There is no other place for me to start than on 1 July in London, and the Hilton on Park Lane to be precise, where we celebrated the National Recycling Awards 2015.

On the night, I asked for feedback and I’m pleased – and proud – to report that those who have been in touch have almost wholly been very positive. In my speech, I said we would be doing more this year to reflect the best practice that the NRAs highlights.

That is why we have expanded our coverage of the winners to include more information about those on the shortlists. We have also been very pleased with the response to the introduction of face-to-face judging, including the participation of the previous year’s winners in that process.

In the coming weeks, we will be reviewing the previous 12 months and seeing what more can be done to make it an even better key event in the industry calendar. If you were involved in the NRAs in any capacity, it’s not too late to feed back what you thought by email: robin.latchem@emap.com.

My speech also referred to the difficulties of the previous year, specifically those faced by Eco-Plastics and Closed Loop Recycling and the closure of the Aylesford paper plant. I omitted to mention Tullis Russell, the Fife paper company which went under in April with the loss of more than 400 jobs. A special taskforce helping the community recover reported this week that around one-third of ex-employees had found work to date. It’s a reminder of the longer-term impact of business failure.

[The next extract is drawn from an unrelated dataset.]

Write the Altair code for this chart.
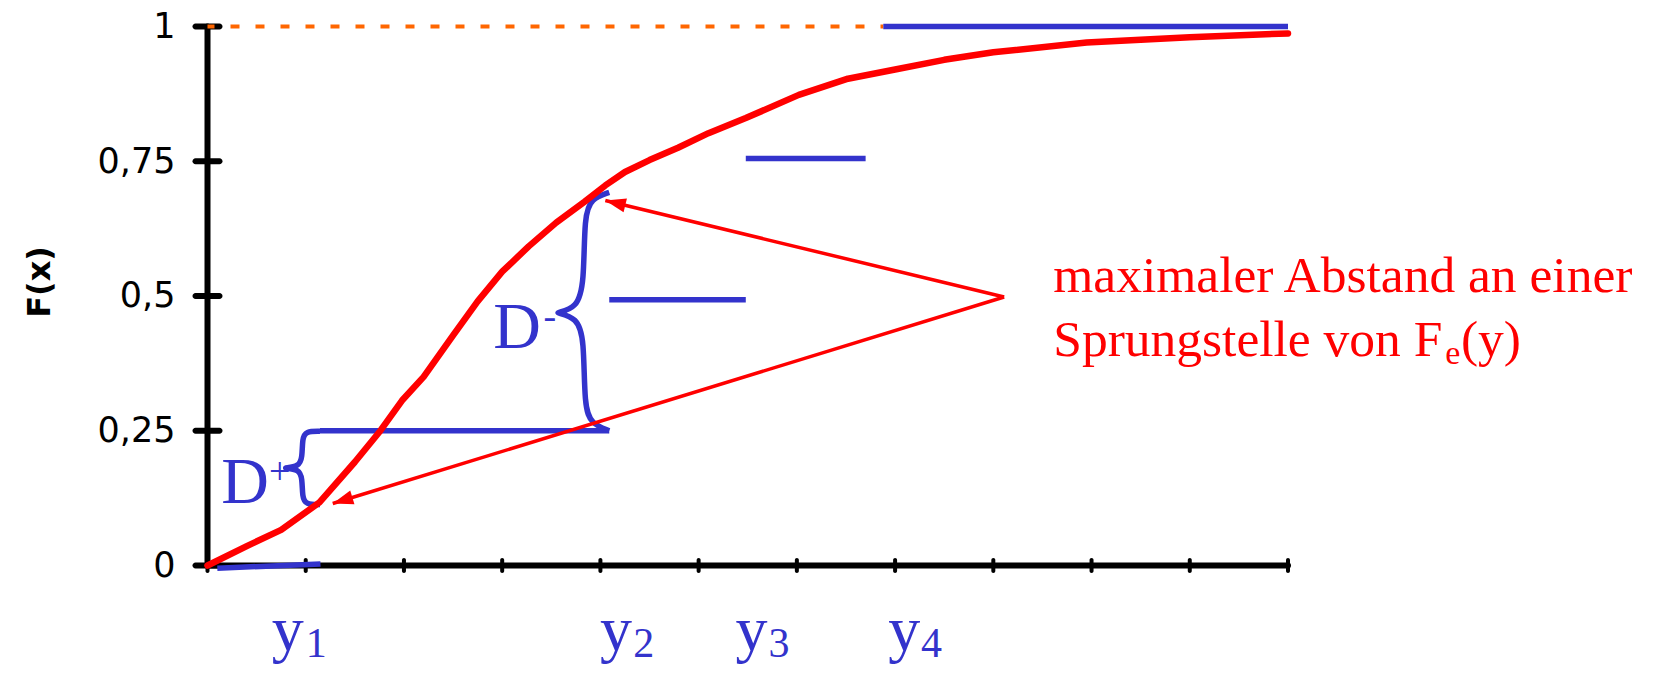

Which is one of the reasons we hope the new owners of the re-branded Euro Closed Loop Recycling won’t carry out their threat to close the Dagenham factory. Less sympathetic voices in our sector talk of the market being the final arbiter but momentum towards greater resource efficiency is important and that is seriously set back by the failure of key reprocessors.

For Closed Loop to survive, all parts of the supply chain will have to make binding commitments – something that’s been lacking since the company’s difficulties were made public in the spring.